The deadline lapses in two days. However, a legal contest lodged by Mr  Muigai has put the order in jeopardy and could open a new battle front between the government and the court in coming days.

Mr  Muigai wrote to the head of international cooperation section of the ICC Amady Ba on April 10 stating that so far, it seems “it has become difficult” to implement the order due to the complexity of the information needed about Mr Kenyatta’s wealth.

Mr Muigai faulted the “depth and breadth” of the ICC request.

He pointed out that the requested details went against an order by the Trial Chamber that required the prosecution to only seek information that remains of specific relevance to the charges.

The AG says Mr Smedt’s “Revised Request for Assistance” did not adhere to the principles of specificity, relevance and necessity as directed by the Trial Chamber.

The initial request on financial records of Mr Kenyatta had been made in April 2012. However, the current request, Mr  Muigai contested, appeared to be an expansion of the clear parameters of the Trial Chamber’s direction on making of the Revised Request.

SPECIFIC INFORMATION

The AG asked the ICC to request specific information.

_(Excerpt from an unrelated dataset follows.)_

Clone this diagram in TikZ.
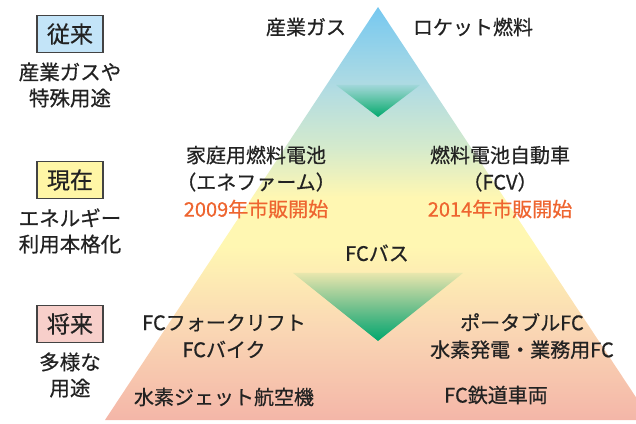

However, Mr  Muigai’s letter provoked an immediate reaction from the ICC the following day.

According to a letter from the office of the Director of Jurisdiction, Complementarity and Cooperation Division, Mr Phakiso Mochochoko, Ms Bensouda’s office was adamant that the request was in order and that the earlier request for financial records sought in 2012 was reasonable and proper.

Although the court’s request is directed to state organs, some of the information could be hard to come by without the input of Mr Kenyatta himself.

Even then, the court’s pressure on the government to provide the information is captured in its emphasis that the requested details should be transmitted as soon as they become available.

This could mean the court is not giving room for delays as it will not require all the information requested delivered together in lump sum.

The ICC pressure further touches on the need for the government to facilitate any domestic judicial requirement that would be needed to execute the request.